My Future Southern Home
Somewhere out there, I do not know exactly where or what town or even what State, there is a home that either exists now or a piece of land where one will exist and I will purchase or perhaps rent a property.
As the major avid reader that I am, I know many people at the library in the town where I reside and where I work. One older lady librarian who I had been friends with recently retired to Myrtle Beach. She quoted the earlier reason of Florida being filled with crazy stuff, and her and her husband both retiring on modest government pensions, they could not afford the kind of place in the nicer areas of Florida that they would like.
She told me that they were purchasing a single family home about a mile and a half from the beach in Myrtle Beach for about $150,000, a very affordable price after selling a paid off home for twice that amount (with six times the tax bill) in the northwest burbs.
After she told me that, I once again began looking at second homes or future homes if you will in Myrtle Beach.

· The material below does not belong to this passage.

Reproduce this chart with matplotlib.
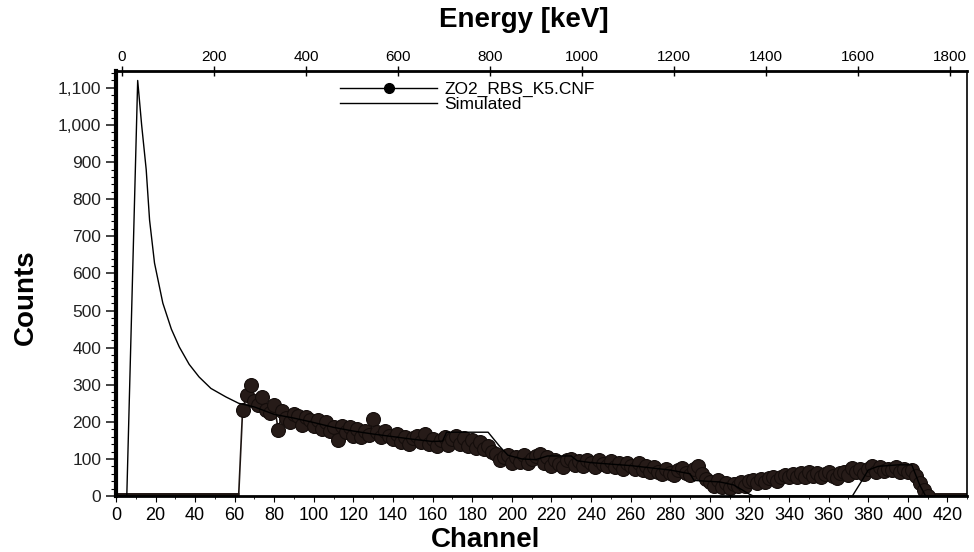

Trulia, tracking every property that I look at, then started sending me new listings every time that a new property came on the market in Myrtle Beach.
For example, this lovely 2,100 square foot home built in 2008 has a reasonable asking price of a dollar under one fifty, to make it into my search results, a low HOA fee of $78 per month and property taxes are only about a hundred per month.
709 Austell Ct Myrtle Beach, SC 29588
3 beds 2 baths 2,100 sq ft 7840 sq ft lot size Single-Family Home
I cannot write that I intend for us to move there, neither of us having ever even been to the state of South Carolina, but I like what I see. It definitely seems like a better area for a modest Middle Class Guy like me and my family than most of the areas where I looked for properties years ago throughout Florida.
It is a 500 mile journey, or seven and a half hour drive, from there to Disney World. Close enough to drive there in a day, yet far enough away from the general nuttiness of Florida.
I am sure that South Carolina has its share of crazies and those who would not approve of my Jewish heritage, but it seems like a place that I would like to visit in the coming year or two and then dream about purchasing a place for the next ten.
As the area rebuilds from Irma, and then maybe Jose, and perhaps even some unknown future calamities, I will strive to improve upon my situation in life including financially, and will dream of purchasing a beautiful property in a place where it does not snow, where crime is not a continual part of life, where taxes do not take every extra dollar that I can possibly earn and perhaps even somewhere where we could walk to the grocery store, a library, a coffee shop and maybe even a beach.
But for now, I can only pray for the best for those who live in the path of tomorrow’s hurricane and say goodbye to my collection of real estate listings from the Sunshine State.